As companies grow, things like visibility into your cloud infrastructure, monitoring the uptime of your services, and collecting and analyzing data from a wide variety of applications all become critical to the success of the organization and its customers. An unfortunate and often unavoidable side effect of this growth, however, is that it can often put stress on existing systems, precipitating the need for updated technologies, which can grow and scale over time.
At Acquia, years of existing customer growth and new customer acquisitions required us to increase the size of our fleet on an almost hourly basis. From a business perspective this was phenomenal -- an expected side effect of a thriving business -- but from an operational perspective, it was an early indication that we would inevitably reach a size when our original open-source monitoring service would no longer scale to meet our needs.
With so many servers, services, and applications to monitor, we first started down the path of trying to build our own monitoring services four years ago. While that project was in flight, we also carved out time and resources to build “temporary” solutions to help us filter and handle the growing number of alerts generated by our existing monitoring systems. What we discovered in the years that followed was, to put it simply, it was exceptionally difficult to dedicate the necessary time, resources, and expertise to such an initiative when there are so many other needs and problems to address across our engineering organization. As a result, we eventually had to stop and ask ourselves, “Is this something we should even be doing?”

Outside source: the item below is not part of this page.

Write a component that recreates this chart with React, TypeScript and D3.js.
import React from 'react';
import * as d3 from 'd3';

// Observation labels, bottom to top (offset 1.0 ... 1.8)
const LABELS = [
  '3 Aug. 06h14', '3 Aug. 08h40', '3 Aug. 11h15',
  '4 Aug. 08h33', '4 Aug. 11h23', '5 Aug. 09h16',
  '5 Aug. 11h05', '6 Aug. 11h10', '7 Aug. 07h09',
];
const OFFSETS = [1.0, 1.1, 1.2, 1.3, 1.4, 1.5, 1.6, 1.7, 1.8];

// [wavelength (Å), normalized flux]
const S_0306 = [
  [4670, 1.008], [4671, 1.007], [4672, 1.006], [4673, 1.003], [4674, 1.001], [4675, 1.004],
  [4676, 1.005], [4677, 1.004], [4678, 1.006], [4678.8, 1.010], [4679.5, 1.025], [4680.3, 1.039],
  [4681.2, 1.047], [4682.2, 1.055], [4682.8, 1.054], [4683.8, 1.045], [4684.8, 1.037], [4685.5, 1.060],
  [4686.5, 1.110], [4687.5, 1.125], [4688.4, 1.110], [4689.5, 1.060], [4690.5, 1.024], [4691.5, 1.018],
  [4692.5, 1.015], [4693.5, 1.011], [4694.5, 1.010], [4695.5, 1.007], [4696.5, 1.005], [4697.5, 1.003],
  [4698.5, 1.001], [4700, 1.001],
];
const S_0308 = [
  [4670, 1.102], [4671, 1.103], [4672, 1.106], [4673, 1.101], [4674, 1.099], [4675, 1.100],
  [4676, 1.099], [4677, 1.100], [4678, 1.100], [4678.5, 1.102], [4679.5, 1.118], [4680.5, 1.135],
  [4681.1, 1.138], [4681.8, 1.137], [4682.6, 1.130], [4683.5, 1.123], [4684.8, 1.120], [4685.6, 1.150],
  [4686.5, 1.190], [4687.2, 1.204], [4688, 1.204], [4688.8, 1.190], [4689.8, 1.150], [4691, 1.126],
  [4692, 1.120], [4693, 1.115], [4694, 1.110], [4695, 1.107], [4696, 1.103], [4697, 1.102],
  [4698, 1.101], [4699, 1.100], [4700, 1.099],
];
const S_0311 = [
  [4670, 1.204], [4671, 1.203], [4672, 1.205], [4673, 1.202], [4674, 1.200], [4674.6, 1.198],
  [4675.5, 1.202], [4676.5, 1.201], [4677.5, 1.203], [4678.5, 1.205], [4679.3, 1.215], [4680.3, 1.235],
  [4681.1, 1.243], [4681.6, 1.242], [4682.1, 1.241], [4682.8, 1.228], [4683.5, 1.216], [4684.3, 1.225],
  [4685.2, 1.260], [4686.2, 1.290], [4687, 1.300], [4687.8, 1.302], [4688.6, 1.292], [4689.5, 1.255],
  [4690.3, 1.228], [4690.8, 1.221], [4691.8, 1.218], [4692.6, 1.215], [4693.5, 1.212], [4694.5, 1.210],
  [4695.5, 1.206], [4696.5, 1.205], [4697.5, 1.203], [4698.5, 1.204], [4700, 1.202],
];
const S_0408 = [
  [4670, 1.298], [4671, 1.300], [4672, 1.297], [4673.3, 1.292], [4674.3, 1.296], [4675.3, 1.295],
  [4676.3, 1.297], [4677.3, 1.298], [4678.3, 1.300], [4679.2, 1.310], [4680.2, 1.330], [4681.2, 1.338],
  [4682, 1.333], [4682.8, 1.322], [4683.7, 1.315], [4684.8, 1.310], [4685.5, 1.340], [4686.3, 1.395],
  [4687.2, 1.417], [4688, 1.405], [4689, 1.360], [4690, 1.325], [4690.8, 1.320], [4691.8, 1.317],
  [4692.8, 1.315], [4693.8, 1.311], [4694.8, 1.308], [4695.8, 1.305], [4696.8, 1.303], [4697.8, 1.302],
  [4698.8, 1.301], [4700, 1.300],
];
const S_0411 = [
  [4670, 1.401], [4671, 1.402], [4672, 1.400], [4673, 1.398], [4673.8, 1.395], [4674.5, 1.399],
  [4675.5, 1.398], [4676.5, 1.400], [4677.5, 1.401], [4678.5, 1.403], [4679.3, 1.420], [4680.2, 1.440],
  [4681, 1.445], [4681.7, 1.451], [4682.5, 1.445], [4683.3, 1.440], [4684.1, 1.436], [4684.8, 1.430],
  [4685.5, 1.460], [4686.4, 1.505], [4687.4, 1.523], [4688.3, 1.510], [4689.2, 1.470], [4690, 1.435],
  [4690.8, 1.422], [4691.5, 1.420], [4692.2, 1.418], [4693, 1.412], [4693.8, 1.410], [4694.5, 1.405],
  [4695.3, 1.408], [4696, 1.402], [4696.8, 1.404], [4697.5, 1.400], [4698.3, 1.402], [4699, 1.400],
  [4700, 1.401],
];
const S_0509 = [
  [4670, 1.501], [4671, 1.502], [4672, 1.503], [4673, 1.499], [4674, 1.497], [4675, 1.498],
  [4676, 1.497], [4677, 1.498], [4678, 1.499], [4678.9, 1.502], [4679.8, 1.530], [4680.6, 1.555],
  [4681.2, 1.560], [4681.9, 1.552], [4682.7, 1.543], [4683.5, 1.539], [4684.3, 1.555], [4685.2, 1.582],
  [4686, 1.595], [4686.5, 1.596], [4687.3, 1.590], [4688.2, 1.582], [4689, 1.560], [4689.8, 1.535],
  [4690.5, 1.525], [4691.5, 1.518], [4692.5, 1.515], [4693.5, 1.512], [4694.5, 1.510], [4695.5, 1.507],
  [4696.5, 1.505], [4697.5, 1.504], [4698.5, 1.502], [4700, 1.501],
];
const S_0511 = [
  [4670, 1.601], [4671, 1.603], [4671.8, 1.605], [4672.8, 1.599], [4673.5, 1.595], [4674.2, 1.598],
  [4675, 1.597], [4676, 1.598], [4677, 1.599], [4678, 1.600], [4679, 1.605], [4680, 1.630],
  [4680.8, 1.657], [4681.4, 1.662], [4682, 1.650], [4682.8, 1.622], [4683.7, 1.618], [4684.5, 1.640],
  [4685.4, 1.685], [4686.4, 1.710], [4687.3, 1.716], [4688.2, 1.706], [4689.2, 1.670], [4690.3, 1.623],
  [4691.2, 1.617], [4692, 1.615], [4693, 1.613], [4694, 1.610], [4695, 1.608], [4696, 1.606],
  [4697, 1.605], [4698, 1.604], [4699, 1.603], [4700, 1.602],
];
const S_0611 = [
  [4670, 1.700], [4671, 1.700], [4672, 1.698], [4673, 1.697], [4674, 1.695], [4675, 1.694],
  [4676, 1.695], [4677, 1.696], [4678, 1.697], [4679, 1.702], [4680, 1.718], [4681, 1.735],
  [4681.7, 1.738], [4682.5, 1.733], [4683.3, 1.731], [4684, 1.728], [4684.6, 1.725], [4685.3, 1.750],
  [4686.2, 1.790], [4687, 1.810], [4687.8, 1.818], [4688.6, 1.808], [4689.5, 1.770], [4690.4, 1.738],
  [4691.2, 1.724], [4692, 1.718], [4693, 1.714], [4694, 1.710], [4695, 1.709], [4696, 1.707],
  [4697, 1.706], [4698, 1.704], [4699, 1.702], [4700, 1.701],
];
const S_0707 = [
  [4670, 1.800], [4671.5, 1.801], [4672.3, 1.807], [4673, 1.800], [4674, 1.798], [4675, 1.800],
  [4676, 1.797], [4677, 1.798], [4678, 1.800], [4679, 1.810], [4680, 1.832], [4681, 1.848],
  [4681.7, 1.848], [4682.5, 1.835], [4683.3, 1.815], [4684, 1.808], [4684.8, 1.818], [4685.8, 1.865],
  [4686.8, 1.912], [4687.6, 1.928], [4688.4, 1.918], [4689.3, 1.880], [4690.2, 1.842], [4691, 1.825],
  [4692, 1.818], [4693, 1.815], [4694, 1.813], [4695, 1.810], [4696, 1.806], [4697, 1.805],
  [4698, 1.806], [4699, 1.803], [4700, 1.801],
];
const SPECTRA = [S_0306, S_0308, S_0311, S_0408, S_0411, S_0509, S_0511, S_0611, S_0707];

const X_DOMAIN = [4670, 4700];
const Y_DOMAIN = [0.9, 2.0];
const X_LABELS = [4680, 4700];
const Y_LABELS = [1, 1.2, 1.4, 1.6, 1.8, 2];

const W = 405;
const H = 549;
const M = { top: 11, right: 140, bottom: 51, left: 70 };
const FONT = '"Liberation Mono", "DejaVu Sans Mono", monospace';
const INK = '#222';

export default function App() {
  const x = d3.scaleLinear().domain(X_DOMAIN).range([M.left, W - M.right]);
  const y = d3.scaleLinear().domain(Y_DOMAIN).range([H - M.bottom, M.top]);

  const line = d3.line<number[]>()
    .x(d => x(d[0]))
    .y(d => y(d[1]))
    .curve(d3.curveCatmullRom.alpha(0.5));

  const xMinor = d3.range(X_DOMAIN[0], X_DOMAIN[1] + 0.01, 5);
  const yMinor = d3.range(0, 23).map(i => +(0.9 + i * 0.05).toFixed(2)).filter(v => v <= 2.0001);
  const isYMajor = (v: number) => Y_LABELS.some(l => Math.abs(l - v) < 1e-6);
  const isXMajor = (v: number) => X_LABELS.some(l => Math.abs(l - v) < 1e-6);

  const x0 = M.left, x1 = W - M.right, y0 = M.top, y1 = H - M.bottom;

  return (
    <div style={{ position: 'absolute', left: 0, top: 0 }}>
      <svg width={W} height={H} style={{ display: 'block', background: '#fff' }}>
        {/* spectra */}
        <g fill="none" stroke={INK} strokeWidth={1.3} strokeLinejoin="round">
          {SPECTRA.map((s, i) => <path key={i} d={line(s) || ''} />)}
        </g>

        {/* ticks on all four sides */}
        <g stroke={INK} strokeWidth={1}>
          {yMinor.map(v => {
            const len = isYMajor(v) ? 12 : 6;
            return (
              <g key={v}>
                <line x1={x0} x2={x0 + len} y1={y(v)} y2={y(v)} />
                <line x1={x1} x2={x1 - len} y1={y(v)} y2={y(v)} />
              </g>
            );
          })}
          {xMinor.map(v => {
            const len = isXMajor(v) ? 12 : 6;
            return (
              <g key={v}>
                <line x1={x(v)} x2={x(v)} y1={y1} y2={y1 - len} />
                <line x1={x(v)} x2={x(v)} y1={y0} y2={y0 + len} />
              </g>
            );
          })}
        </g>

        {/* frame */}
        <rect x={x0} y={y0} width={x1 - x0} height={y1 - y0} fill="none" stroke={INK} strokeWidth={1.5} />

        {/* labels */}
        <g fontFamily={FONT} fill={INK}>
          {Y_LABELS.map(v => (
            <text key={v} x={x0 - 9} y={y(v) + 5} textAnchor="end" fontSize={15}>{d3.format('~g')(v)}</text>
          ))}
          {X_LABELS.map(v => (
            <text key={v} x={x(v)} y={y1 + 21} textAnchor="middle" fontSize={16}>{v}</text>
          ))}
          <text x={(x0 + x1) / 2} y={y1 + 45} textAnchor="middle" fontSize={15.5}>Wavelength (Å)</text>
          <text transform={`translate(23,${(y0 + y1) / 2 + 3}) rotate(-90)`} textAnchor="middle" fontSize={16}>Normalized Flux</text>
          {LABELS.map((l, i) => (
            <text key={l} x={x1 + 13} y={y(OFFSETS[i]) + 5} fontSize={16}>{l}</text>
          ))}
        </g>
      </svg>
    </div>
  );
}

By the time we asked ourselves that question, we were no different than many other companies our size: we had more than a dozen different systems across various teams for monitoring and analysis; there was no central management or controls for those systems, leading to inconsistent metrics and interpretations of data across products; and new teams repeatedly found themselves spending weeks on the evaluation, implementation, customization, and maintenance of new monitoring services, all while our primary products and teams continued to use our imperfect legacy solution.

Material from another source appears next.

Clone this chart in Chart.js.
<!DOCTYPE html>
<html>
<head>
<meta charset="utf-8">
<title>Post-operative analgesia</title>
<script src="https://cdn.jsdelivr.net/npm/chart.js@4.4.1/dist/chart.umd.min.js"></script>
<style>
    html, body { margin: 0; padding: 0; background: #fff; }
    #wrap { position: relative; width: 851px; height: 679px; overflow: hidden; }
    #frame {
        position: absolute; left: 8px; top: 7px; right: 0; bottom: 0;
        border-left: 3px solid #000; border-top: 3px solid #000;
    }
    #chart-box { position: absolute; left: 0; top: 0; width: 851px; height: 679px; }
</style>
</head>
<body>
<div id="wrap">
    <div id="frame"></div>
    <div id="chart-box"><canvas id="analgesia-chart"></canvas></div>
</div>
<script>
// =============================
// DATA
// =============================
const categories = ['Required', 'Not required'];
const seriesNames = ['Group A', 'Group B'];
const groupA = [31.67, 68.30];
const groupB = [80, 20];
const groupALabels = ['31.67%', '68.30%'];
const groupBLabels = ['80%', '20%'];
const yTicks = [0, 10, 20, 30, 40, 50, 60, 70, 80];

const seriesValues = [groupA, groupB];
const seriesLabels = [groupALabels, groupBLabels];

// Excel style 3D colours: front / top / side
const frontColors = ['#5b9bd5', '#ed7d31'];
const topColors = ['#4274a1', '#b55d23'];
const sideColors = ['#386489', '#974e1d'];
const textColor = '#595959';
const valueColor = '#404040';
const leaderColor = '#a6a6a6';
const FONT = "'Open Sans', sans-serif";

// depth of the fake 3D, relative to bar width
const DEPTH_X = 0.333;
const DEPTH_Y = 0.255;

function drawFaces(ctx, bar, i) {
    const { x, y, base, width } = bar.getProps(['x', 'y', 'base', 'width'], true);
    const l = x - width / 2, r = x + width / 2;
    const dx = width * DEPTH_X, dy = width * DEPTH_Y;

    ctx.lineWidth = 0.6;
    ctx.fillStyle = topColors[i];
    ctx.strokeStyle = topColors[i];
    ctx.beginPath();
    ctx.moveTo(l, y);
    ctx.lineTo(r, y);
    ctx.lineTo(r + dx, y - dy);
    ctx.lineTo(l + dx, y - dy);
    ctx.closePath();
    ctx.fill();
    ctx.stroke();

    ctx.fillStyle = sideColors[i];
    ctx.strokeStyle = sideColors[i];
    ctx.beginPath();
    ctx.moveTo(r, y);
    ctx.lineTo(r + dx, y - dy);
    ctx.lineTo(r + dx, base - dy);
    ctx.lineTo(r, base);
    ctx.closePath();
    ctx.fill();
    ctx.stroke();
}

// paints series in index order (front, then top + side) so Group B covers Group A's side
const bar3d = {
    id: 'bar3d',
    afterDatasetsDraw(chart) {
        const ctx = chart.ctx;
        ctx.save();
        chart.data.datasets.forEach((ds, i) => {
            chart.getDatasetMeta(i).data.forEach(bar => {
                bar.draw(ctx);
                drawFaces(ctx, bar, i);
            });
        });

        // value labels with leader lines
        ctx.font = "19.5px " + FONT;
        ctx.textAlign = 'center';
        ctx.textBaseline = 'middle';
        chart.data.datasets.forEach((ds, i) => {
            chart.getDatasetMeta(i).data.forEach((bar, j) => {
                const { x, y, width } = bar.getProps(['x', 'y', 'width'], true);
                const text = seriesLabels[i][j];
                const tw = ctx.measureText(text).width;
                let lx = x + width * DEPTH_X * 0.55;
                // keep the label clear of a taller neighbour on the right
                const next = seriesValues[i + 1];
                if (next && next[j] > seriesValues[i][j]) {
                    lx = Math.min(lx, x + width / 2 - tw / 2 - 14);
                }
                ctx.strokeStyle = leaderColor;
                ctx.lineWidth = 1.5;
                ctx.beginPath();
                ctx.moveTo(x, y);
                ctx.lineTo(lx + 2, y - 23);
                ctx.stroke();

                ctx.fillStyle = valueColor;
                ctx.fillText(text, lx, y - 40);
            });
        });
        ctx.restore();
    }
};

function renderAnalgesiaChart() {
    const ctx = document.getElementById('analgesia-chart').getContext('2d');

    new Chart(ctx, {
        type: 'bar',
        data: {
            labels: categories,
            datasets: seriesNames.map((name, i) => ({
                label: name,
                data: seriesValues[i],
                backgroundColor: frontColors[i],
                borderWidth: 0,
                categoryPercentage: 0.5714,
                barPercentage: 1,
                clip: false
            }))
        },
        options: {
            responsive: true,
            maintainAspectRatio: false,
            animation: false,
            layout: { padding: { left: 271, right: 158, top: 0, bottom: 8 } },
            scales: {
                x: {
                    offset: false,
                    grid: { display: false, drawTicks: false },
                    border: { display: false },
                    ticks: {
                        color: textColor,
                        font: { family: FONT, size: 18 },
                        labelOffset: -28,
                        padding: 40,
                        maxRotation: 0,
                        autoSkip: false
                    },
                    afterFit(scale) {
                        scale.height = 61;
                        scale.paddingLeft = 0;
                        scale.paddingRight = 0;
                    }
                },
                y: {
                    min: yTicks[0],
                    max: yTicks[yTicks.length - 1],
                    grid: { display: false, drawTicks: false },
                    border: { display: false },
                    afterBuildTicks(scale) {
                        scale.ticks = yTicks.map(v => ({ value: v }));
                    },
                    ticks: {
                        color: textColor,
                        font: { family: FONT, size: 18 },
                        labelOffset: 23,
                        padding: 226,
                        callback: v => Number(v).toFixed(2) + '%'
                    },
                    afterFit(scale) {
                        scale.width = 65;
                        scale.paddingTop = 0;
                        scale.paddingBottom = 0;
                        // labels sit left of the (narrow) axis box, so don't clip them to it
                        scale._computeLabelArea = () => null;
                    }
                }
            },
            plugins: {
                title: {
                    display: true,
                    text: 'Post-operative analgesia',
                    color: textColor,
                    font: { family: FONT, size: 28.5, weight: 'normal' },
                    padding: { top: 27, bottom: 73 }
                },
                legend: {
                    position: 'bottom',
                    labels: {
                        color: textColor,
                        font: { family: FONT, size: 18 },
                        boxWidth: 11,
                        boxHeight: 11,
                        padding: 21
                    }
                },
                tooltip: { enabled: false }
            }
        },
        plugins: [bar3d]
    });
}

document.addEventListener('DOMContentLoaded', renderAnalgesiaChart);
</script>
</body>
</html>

The resulting pain was felt at all levels of Acquia, with teams across the organization and around the world experiencing toil and blockers due to monitoring service limitations and the bandwidth constraints they caused for our engineers. They simply could not find or interpret the data they needed with consistency, efficiency, or ease, and at the same time, we could not even provide our customers with all of the essential server health metrics they needed to optimize the uptime and performance of their applications.
In short -- we needed a new solution.
Choosing the Right Monitoring Service
We didn’t just need a new monitoring service -- we needed one that could handle all of our complex use cases as quickly as possible and on a tight budget. With those things in mind, we identified three possible paths we could take:
- Build a new monitoring service from scratch, in house;
- Take an existing open source solution and customize it to suit our own needs; or,
- Go the SaaS route and find a company/product that excels in this arena, allowing us to focus on what we do best while they focus on doing what they do best.
All three options had positive and negative attributes. Although Option 1 would allow us to address all of our needs precisely the way we wanted to, we estimated that it would take the most time and money to accomplish, and we would need to permanently dedicate engineering resources to maintaining and improving whatever we ended up building. Option 2 would require less effort than Option 1, but it would still require us to maintain the services and be responsible for upgrading them over time. Option 3, however, represented a current industry trend, where more and more companies are moving away from custom-built, in-house services in favor of plug-and-play solutions.
Option 3 seemed to make the most sense for us. A SaaS offering would provide us with a readily-available service with 24/7 support, a guarantee of new features and innovations on a regular cadence, and the ability to customize the service to suit our needs.
Making that decision was the easy part -- figuring out which SaaS monitoring service to entrust with a fleet as large as Acquia’s was a great deal more difficult. When it came to choosing a SaaS monitoring service, we did not want to limit our focus to the technical features and capabilities of an offering -- we also wanted to look at the company behind the services. Everyone claims they can solve your problems, but how do you know who truly is the best fit for your organization?
So when evaluating SaaS companies, we considered the following questions:
- How would we implement this solution, from install and initial customization through to feature configuration?
- How much work would it be to maintain the service long-term?
- What limitations does the service have, and are they deal breakers?
- What is the vendor’s support plan and SLA?
- Are they a startup or an established company?
- What are other people saying about them? Are they often recommended?
- What is the cost?
In our evaluation of more than a dozen possible solutions, we narrowed our options down to three companies with the features, reputations, and price ranges we were looking for. From there, we needed to look at what set each company apart from the others. With more than 15,000 instances in our fleet, our primary concern was that none of these services would be able to ingest the volume of data (millions of data points per minute) we would be sending. Needless to say, when two of the three vendors were willing to let us test their services on our entire fleet for free, that showed us how confident they were in their services.